De la disuasión al conflicto: un informe neoconservador sobre Irán

La doctrina neoconservadora, hija legítima del racionalismo político más intervencionista, parece que ha abandonado su aparente letargo, arropada por los acontecimientos que desde el pasado mes de mayo estremecen los equilibrios del Cercano Oriente.

El informe intitulado Restoring Deterrence: Destabilising the Iranian Regime, producido por la sociedad angloamericana llamada The Henry Jackson Society, recoge en veinticuatro páginas el espíritu de aquella vieja escuela que, desde los días de John Bolton y otros ideólogos del segundo Bush, abogaba no por el apaciguamiento, sino por la intervención preventiva como método de gobernanza geoestratégica. Su diagnóstico es perentorio: ha fracasado la estrategia disuasoria que pretendía contener a Irán mediante acuerdos, pactos y redes diplomáticas. Por el contrario, afirman sus autores, el régimen teocrático ha cobrado iniciativa y fuerza, configurando a su alrededor un sistema de alianzas militares, ideológicas y tecnológicas de doble faz: por un lado, una política de “unificación de frentes”, apoyada en sus milicias proxy; por otro, un cerco activo a Israel mediante lo que se ha denominado el anillo de fuego.

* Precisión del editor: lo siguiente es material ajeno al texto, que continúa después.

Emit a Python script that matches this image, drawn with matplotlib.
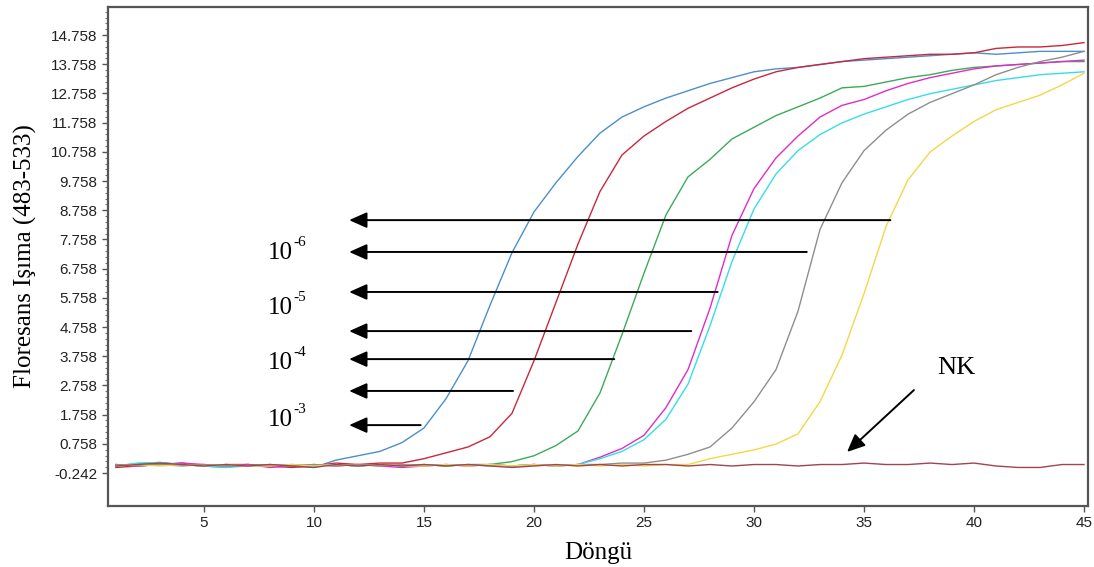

Este cerco no es imaginario. Se apoya en la dispersión estratégica del poder iraní a través de cuerpos intermediarios como Hezbolá, los hutíes del Yemen o las milicias chiitas de Irak. Pero lo que resulta más inquietante a juicio de los autores del informe no es tanto esta táctica envolvente, cuanto la pasividad de Occidente frente a ella. La administración estadounidense, en su afán por evitar una conflagración regional, no habría hecho sino pavimentar el camino hacia una guerra abierta, permitiendo a Irán avanzar en su programa nuclear sin castigo ni freno.

La doctrina que así se expone no propone, como antaño, una transformación liberal del régimen iraní a la manera de los experimentos fallidos en Irak o Afganistán, sino una desestabilización metódica que incapacite al Estado persa para hacer daño. Tal objetivo se traduciría en una serie de operaciones: ciberataques, sabotajes industriales, eliminación de figuras clave del Cuerpo de la Guardia Revolucionaria Islámica, destrucción de infraestructuras críticas, incluidas las nucleares, y eventualmente, la reconsideración tácita del uso de armamento de disuasión máxima, a saber, misiles Jericó con capacidad nuclear.

El pensamiento político que aquí se deja entrever, más que declararse, se funda en la idea de la inevitabilidad del conflicto como horizonte racional. Si Irán está a punto de alcanzar la condición de potencia nuclear, se sigue, según los autores, que toda vacilación deviene culpable. Se invoca la necesidad de restablecer la disuasión como si esta fuese un equilibrio natural alterado por la benevolencia estratégica del pasado. Ahora bien, ¿qué significa “restaurar” la disuasión cuando ya no se trata de dos bloques opuestos sino de un actor descentralizado, tentacular y difícilmente atribuible?

Las páginas finales del informe, al enumerar con precisión quirúrgica los blancos a atacar, revelan no sólo una estrategia sino casi un manual de campaña. Los ataques de junio sobre Rafah, los bombardeos sobre instalaciones en Teherán, las ofensivas cibernéticas sobre el sistema financiero iraní, se inscriben, en efecto, como ecos premonitorios de este texto. Mas si todo esto aconteció bajo la administración Trump, ¿cabe acaso hablar de una vuelta del neoconservadurismo, bajo una forma renovada y pragmática, no ya para democratizar, sino para paralizar?

Con prudencia se evita hablar de cambio de régimen, pero la lógica del texto apunta a ello como desenlace plausible. ¿Es que la historia, burlona, ha de repetir bajo nuevos ropajes los errores del pasado? ¿O bien esta vez, aprendidas las lecciones de Bagdad y Kabul, se persigue no conquistar, sino fragmentar al enemigo?

Tal es el dilema que asoma tras la lectura de este informe. Pues si Irán se ha hecho fuerte, lo ha sido gracias a la indecisión estratégica de Occidente. Si ha estrechado lazos con Rusia y China, ello pone en peligro el orden liberal internacional. Y si ha tejido un cerco activo a Israel, parece lógico, desde esta lógica dura, responder con fuego al fuego.

Mas no se olvide que el pensamiento político prudente,  aquel que los antiguos llamaban phronesis, exige más que planes tácticos: requiere visión histórica, conciencia de las consecuencias y medida en el uso de la fuerza. Y si en verdad se está cumpliendo un designio neoconservador, urge preguntar, como Varrón a César: Cui bono? ¿A quién conviene la guerra que se avecina?